I asked how he could know that, when we hadn't even yet opened the doors (the delayed opening, which had finally been settled when we informed Frank that he could not open the facility without the diner, since the liquor laws were going to require the eatery for us to get our license, was still about a month away)...and he said "for us to make this work, everything's going to have to be perfect. We're going to have to turn a profit within six months, and we told Frank that this was unrealistic, that our people projected it would take 12 to 18 months. This place has to be a cash cow right off the bat, because the debt load is huge. I'd never seen those numbers before, I'd only seen Opryland's numbers. I swear that if I had seen McCourt's, I'd have never called you to fly in here for that interview."
So, we opened the doors, and the place was packed all the time, overflowing, through November and December. But, of course, then winter came, and with it diminished numbers, within Opryland's expectations, but not what Frank needed.
Opryland turned over the bill paying to the McCourt organization in May, 1989, after six months of operation, per their agreement, and within two months, vendors were telling me they were not being paid. Finally, Opryland went to McCourt, and said if Frank would get a bank note guaranteeing return within two years, Opryland would foot all the operating losses for up to one million dollars for the next 12 months. (Opryland had a lot of management know-how, prestige, and money tied up in the project, including using it as a venue for the Nashville Netwrk for filming shows like "Wolfman Jack's Rock N Roll Memories", etc. They did not want it to go down, and though it was still possible to make the venue work with some trimming.)
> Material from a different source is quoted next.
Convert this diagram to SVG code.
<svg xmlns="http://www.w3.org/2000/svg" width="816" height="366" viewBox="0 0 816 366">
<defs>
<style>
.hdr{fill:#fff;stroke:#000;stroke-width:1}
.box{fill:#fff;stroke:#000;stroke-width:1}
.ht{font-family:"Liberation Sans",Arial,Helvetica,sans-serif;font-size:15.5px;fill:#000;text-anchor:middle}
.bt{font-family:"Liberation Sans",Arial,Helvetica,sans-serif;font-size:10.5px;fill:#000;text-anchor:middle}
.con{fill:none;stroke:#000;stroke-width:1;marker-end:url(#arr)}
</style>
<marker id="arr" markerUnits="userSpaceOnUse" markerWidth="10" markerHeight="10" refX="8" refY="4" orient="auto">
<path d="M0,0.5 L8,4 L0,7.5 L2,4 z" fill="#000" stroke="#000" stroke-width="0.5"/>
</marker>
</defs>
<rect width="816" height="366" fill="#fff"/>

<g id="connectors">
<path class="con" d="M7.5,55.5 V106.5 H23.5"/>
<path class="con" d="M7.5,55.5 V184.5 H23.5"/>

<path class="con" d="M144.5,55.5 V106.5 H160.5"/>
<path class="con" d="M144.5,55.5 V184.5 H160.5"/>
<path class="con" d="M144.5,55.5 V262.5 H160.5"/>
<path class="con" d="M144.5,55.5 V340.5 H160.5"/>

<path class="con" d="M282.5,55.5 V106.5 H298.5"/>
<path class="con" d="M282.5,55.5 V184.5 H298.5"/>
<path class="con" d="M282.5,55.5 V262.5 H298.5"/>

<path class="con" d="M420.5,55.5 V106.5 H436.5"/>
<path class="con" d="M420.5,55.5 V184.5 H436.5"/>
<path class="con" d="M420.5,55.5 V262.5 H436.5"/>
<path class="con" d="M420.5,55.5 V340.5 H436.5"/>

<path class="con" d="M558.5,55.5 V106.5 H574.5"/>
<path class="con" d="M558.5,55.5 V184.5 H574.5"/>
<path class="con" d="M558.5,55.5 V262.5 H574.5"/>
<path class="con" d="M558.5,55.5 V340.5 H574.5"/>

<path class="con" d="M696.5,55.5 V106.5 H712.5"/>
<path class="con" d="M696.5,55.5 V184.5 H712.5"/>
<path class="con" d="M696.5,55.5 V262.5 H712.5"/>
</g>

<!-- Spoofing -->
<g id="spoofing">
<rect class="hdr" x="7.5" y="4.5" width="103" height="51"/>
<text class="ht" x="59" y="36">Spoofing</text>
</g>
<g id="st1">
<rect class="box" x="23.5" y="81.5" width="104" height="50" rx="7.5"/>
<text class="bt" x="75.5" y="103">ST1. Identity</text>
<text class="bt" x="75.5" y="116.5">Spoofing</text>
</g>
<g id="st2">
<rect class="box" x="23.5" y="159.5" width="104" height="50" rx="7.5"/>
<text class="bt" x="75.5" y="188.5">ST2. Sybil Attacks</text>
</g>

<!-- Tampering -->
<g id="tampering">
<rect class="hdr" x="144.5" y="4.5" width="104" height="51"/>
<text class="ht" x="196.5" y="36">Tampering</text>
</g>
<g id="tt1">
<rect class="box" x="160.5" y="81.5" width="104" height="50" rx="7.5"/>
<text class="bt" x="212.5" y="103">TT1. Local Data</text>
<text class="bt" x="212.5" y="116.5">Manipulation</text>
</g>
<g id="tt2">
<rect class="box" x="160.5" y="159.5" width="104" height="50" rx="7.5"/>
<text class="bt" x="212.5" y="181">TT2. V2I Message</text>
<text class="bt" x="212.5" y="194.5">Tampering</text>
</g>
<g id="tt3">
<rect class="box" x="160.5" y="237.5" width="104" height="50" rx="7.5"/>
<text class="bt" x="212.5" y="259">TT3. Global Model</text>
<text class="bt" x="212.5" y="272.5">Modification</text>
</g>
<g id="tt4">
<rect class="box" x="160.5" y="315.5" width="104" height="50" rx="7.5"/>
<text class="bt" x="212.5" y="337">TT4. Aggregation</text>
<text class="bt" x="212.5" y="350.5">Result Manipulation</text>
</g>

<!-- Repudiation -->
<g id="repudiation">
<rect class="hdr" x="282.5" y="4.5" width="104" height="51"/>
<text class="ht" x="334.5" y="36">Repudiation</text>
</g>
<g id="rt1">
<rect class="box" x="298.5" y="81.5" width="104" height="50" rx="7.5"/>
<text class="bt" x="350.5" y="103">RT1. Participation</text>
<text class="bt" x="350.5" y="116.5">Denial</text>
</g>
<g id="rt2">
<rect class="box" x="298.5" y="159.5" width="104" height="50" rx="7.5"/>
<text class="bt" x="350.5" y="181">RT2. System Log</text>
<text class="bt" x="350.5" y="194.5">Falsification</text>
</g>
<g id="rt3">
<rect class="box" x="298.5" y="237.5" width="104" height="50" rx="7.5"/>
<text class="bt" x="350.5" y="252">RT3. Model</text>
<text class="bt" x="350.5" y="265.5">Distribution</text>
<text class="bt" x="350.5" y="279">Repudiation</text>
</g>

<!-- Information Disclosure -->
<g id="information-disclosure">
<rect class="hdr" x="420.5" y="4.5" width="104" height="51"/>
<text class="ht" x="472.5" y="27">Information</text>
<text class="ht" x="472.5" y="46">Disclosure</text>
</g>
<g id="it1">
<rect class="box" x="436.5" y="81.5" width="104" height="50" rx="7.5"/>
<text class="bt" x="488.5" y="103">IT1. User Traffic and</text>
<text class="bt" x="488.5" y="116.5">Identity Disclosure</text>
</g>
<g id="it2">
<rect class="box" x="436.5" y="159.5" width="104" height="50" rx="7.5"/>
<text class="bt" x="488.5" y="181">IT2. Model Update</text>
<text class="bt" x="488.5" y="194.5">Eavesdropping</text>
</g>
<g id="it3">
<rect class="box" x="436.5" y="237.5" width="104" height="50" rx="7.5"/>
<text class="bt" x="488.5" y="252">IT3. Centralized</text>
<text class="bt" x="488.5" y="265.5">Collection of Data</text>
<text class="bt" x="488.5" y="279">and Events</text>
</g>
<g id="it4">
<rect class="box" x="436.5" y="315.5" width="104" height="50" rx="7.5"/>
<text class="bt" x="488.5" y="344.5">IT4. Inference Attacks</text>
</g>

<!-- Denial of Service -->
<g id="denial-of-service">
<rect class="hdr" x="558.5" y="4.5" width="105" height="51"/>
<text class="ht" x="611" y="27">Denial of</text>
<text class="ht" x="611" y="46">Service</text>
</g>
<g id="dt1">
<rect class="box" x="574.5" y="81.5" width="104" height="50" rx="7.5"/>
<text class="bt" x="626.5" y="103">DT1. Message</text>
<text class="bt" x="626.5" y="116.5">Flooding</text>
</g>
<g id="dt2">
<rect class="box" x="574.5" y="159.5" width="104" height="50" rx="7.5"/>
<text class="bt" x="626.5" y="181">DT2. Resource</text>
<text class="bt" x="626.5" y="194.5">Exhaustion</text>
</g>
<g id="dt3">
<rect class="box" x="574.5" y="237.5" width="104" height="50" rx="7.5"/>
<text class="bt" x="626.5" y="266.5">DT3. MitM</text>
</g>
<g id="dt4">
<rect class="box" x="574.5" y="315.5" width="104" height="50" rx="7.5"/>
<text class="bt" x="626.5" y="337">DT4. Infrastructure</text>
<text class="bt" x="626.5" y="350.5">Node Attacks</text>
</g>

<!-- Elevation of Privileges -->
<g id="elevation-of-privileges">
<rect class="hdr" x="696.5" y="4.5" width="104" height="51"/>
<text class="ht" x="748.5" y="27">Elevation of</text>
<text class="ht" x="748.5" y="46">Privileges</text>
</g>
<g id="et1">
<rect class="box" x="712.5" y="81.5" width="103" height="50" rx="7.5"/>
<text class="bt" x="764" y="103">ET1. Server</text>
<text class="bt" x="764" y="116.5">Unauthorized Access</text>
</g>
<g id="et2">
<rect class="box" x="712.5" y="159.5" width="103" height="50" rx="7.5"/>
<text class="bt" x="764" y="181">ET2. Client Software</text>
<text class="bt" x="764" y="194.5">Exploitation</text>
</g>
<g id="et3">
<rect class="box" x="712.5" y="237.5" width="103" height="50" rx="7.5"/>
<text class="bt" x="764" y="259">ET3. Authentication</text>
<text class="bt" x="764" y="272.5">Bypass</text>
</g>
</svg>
McCourt was either unwilling or unable to do so, and so in August, 1989, Opryland closed the doors. McCourt was never able to reopen the facility,he and Opryland sued each other (eventually, Opryland settled for a small percentage of their losses), and no other firm was able to move in and make it work (he tried to reopen the doors twice, but never managed to do so.)
It's chilling to read that Dodger execs resigned because the McCourt/Dodger plan, as they see it, requires everything to follow a best case scenario, because of the massive debtload of McCourt's purchase.
It reminds me of the day 16 years ago an ashen-faced friend came to me to tell me how our pet project was going to go under because of the financing of one Frank McCourt.
The Dodgers are in big, big trouble.
bravo bob!
Yet another reason to hate Bud - I'd read bits and pieces about McCourt's highly leveraged offer but didn't think much of it, since the team owns the stadium and IS a cash cow. But the kind of information Bob detailed must have been available to Bud and his cronies, and they did nothing to stop McCourt because they wanted a cash-poor owner that would be beholden to them. Anyone want to start up another anti-trust exemption challenge? I should write a petition.
and what a job on "The Molly Macguires"!